Exercise objective: Print the listing as it stands, omitting all images.

Input data:
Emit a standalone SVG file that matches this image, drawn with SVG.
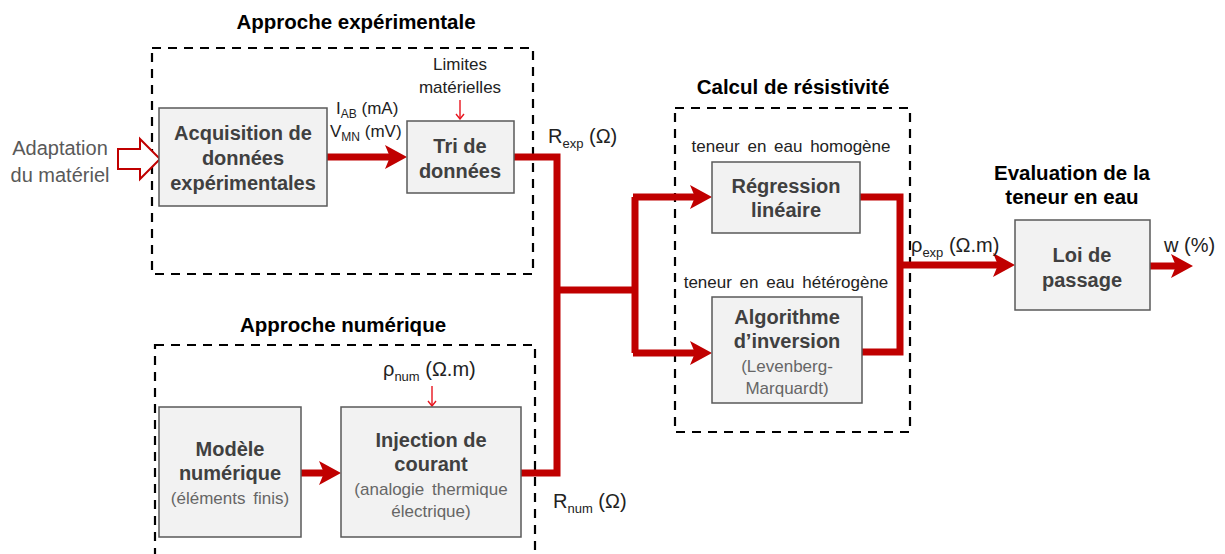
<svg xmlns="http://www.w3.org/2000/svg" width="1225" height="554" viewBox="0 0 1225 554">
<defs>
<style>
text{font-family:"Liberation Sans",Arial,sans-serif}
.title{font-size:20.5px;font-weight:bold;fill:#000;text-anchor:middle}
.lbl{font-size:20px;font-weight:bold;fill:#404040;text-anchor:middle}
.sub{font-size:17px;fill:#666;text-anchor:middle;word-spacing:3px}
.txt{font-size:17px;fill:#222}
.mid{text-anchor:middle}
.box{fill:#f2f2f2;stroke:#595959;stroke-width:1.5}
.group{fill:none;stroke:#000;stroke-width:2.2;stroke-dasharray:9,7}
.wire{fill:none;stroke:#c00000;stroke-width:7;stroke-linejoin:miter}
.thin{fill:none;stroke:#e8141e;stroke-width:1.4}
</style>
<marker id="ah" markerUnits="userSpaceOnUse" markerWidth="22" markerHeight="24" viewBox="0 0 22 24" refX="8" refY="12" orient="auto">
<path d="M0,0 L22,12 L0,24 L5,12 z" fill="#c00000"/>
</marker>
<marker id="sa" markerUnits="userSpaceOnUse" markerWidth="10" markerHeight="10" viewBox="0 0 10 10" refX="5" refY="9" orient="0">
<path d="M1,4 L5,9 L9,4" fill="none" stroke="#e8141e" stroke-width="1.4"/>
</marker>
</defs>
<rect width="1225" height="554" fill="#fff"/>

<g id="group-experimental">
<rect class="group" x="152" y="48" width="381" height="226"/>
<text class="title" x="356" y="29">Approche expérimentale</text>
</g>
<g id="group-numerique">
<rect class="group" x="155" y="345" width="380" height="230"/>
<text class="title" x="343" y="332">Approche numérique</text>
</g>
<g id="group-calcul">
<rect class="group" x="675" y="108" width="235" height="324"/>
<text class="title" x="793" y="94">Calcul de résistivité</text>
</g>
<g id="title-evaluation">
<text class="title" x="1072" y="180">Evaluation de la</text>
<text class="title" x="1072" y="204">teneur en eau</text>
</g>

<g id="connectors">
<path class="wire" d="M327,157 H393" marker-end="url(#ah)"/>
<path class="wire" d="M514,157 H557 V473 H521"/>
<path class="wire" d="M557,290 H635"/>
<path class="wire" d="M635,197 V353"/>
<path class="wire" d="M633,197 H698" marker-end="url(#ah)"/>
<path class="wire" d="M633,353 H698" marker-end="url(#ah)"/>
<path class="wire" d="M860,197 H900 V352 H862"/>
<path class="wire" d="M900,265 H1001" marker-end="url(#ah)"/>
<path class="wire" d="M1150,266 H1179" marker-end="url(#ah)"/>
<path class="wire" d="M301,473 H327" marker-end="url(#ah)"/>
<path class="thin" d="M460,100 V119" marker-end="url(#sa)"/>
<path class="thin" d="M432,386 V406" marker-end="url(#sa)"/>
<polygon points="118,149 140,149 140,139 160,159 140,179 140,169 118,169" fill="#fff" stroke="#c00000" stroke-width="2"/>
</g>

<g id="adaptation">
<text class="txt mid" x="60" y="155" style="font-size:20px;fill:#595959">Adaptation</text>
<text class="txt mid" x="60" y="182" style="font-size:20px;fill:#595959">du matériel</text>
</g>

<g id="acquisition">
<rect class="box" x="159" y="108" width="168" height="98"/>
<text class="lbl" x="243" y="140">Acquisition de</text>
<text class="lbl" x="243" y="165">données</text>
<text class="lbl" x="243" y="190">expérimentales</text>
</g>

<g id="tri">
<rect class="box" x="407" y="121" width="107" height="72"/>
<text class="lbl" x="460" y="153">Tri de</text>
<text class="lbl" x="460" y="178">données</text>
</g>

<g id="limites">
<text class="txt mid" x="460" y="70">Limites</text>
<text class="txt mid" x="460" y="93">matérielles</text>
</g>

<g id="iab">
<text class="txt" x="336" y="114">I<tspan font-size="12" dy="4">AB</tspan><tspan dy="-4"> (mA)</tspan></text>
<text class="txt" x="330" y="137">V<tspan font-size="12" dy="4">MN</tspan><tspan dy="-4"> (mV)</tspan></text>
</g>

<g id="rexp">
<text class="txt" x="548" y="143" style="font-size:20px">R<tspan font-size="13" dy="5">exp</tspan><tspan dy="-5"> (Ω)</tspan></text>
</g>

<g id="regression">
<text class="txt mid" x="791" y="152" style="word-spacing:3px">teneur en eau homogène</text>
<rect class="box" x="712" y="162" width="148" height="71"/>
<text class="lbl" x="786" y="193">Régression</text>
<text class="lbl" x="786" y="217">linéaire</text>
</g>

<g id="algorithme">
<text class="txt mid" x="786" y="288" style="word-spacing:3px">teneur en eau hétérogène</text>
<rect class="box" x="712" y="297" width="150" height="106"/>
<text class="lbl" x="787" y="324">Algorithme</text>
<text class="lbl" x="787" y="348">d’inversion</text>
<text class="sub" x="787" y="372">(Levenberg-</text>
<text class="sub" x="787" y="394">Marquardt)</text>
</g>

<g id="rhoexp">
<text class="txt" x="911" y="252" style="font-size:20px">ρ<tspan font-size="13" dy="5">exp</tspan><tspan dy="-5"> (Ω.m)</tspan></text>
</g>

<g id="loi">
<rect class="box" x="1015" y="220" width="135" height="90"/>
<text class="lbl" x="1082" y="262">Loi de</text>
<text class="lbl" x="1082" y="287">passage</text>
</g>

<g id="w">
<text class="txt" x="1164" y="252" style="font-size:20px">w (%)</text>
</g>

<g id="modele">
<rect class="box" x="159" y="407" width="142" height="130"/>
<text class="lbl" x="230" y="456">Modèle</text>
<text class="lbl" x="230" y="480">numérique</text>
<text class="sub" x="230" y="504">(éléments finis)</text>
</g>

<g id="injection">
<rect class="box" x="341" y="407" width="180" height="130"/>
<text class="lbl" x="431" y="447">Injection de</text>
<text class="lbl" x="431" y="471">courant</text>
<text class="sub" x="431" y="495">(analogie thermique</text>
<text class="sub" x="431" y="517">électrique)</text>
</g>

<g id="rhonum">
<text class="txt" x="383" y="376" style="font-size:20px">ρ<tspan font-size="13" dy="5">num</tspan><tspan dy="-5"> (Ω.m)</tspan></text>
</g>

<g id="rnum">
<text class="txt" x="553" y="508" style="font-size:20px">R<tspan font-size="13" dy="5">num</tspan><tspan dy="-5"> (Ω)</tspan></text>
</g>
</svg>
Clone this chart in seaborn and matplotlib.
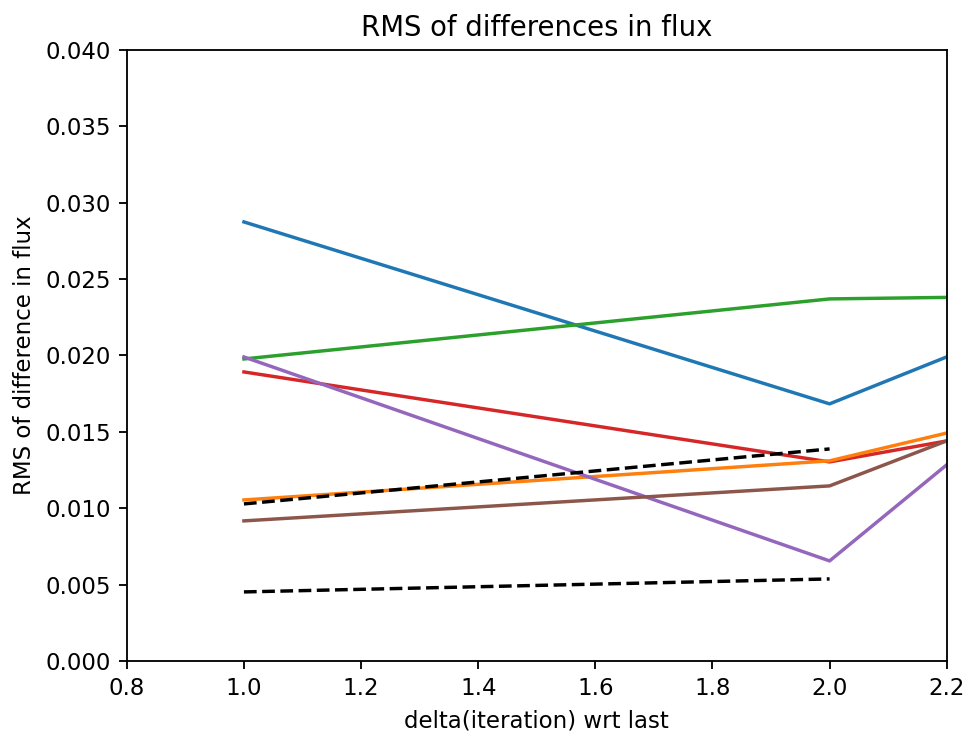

Answer to this task:
Emit a standalone SVG file that matches this image, drawn with SVG.
<svg xmlns="http://www.w3.org/2000/svg" width="1225" height="554" viewBox="0 0 1225 554">
<defs>
<style>
text{font-family:"Liberation Sans",Arial,sans-serif}
.title{font-size:20.5px;font-weight:bold;fill:#000;text-anchor:middle}
.lbl{font-size:20px;font-weight:bold;fill:#404040;text-anchor:middle}
.sub{font-size:17px;fill:#666;text-anchor:middle;word-spacing:3px}
.txt{font-size:17px;fill:#222}
.mid{text-anchor:middle}
.box{fill:#f2f2f2;stroke:#595959;stroke-width:1.5}
.group{fill:none;stroke:#000;stroke-width:2.2;stroke-dasharray:9,7}
.wire{fill:none;stroke:#c00000;stroke-width:7;stroke-linejoin:miter}
.thin{fill:none;stroke:#e8141e;stroke-width:1.4}
</style>
<marker id="ah" markerUnits="userSpaceOnUse" markerWidth="22" markerHeight="24" viewBox="0 0 22 24" refX="8" refY="12" orient="auto">
<path d="M0,0 L22,12 L0,24 L5,12 z" fill="#c00000"/>
</marker>
<marker id="sa" markerUnits="userSpaceOnUse" markerWidth="10" markerHeight="10" viewBox="0 0 10 10" refX="5" refY="9" orient="0">
<path d="M1,4 L5,9 L9,4" fill="none" stroke="#e8141e" stroke-width="1.4"/>
</marker>
</defs>
<rect width="1225" height="554" fill="#fff"/>

<g id="group-experimental">
<rect class="group" x="152" y="48" width="381" height="226"/>
<text class="title" x="356" y="29">Approche expérimentale</text>
</g>
<g id="group-numerique">
<rect class="group" x="155" y="345" width="380" height="230"/>
<text class="title" x="343" y="332">Approche numérique</text>
</g>
<g id="group-calcul">
<rect class="group" x="675" y="108" width="235" height="324"/>
<text class="title" x="793" y="94">Calcul de résistivité</text>
</g>
<g id="title-evaluation">
<text class="title" x="1072" y="180">Evaluation de la</text>
<text class="title" x="1072" y="204">teneur en eau</text>
</g>

<g id="connectors">
<path class="wire" d="M327,157 H393" marker-end="url(#ah)"/>
<path class="wire" d="M514,157 H557 V473 H521"/>
<path class="wire" d="M557,290 H635"/>
<path class="wire" d="M635,197 V353"/>
<path class="wire" d="M633,197 H698" marker-end="url(#ah)"/>
<path class="wire" d="M633,353 H698" marker-end="url(#ah)"/>
<path class="wire" d="M860,197 H900 V352 H862"/>
<path class="wire" d="M900,265 H1001" marker-end="url(#ah)"/>
<path class="wire" d="M1150,266 H1179" marker-end="url(#ah)"/>
<path class="wire" d="M301,473 H327" marker-end="url(#ah)"/>
<path class="thin" d="M460,100 V119" marker-end="url(#sa)"/>
<path class="thin" d="M432,386 V406" marker-end="url(#sa)"/>
<polygon points="118,149 140,149 140,139 160,159 140,179 140,169 118,169" fill="#fff" stroke="#c00000" stroke-width="2"/>
</g>

<g id="adaptation">
<text class="txt mid" x="60" y="155" style="font-size:20px;fill:#595959">Adaptation</text>
<text class="txt mid" x="60" y="182" style="font-size:20px;fill:#595959">du matériel</text>
</g>

<g id="acquisition">
<rect class="box" x="159" y="108" width="168" height="98"/>
<text class="lbl" x="243" y="140">Acquisition de</text>
<text class="lbl" x="243" y="165">données</text>
<text class="lbl" x="243" y="190">expérimentales</text>
</g>

<g id="tri">
<rect class="box" x="407" y="121" width="107" height="72"/>
<text class="lbl" x="460" y="153">Tri de</text>
<text class="lbl" x="460" y="178">données</text>
</g>

<g id="limites">
<text class="txt mid" x="460" y="70">Limites</text>
<text class="txt mid" x="460" y="93">matérielles</text>
</g>

<g id="iab">
<text class="txt" x="336" y="114">I<tspan font-size="12" dy="4">AB</tspan><tspan dy="-4"> (mA)</tspan></text>
<text class="txt" x="330" y="137">V<tspan font-size="12" dy="4">MN</tspan><tspan dy="-4"> (mV)</tspan></text>
</g>

<g id="rexp">
<text class="txt" x="548" y="143" style="font-size:20px">R<tspan font-size="13" dy="5">exp</tspan><tspan dy="-5"> (Ω)</tspan></text>
</g>

<g id="regression">
<text class="txt mid" x="791" y="152" style="word-spacing:3px">teneur en eau homogène</text>
<rect class="box" x="712" y="162" width="148" height="71"/>
<text class="lbl" x="786" y="193">Régression</text>
<text class="lbl" x="786" y="217">linéaire</text>
</g>

<g id="algorithme">
<text class="txt mid" x="786" y="288" style="word-spacing:3px">teneur en eau hétérogène</text>
<rect class="box" x="712" y="297" width="150" height="106"/>
<text class="lbl" x="787" y="324">Algorithme</text>
<text class="lbl" x="787" y="348">d’inversion</text>
<text class="sub" x="787" y="372">(Levenberg-</text>
<text class="sub" x="787" y="394">Marquardt)</text>
</g>

<g id="rhoexp">
<text class="txt" x="911" y="252" style="font-size:20px">ρ<tspan font-size="13" dy="5">exp</tspan><tspan dy="-5"> (Ω.m)</tspan></text>
</g>

<g id="loi">
<rect class="box" x="1015" y="220" width="135" height="90"/>
<text class="lbl" x="1082" y="262">Loi de</text>
<text class="lbl" x="1082" y="287">passage</text>
</g>

<g id="w">
<text class="txt" x="1164" y="252" style="font-size:20px">w (%)</text>
</g>

<g id="modele">
<rect class="box" x="159" y="407" width="142" height="130"/>
<text class="lbl" x="230" y="456">Modèle</text>
<text class="lbl" x="230" y="480">numérique</text>
<text class="sub" x="230" y="504">(éléments finis)</text>
</g>

<g id="injection">
<rect class="box" x="341" y="407" width="180" height="130"/>
<text class="lbl" x="431" y="447">Injection de</text>
<text class="lbl" x="431" y="471">courant</text>
<text class="sub" x="431" y="495">(analogie thermique</text>
<text class="sub" x="431" y="517">électrique)</text>
</g>

<g id="rhonum">
<text class="txt" x="383" y="376" style="font-size:20px">ρ<tspan font-size="13" dy="5">num</tspan><tspan dy="-5"> (Ω.m)</tspan></text>
</g>

<g id="rnum">
<text class="txt" x="553" y="508" style="font-size:20px">R<tspan font-size="13" dy="5">num</tspan><tspan dy="-5"> (Ω)</tspan></text>
</g>
</svg>
Clone this chart in seaborn and matplotlib.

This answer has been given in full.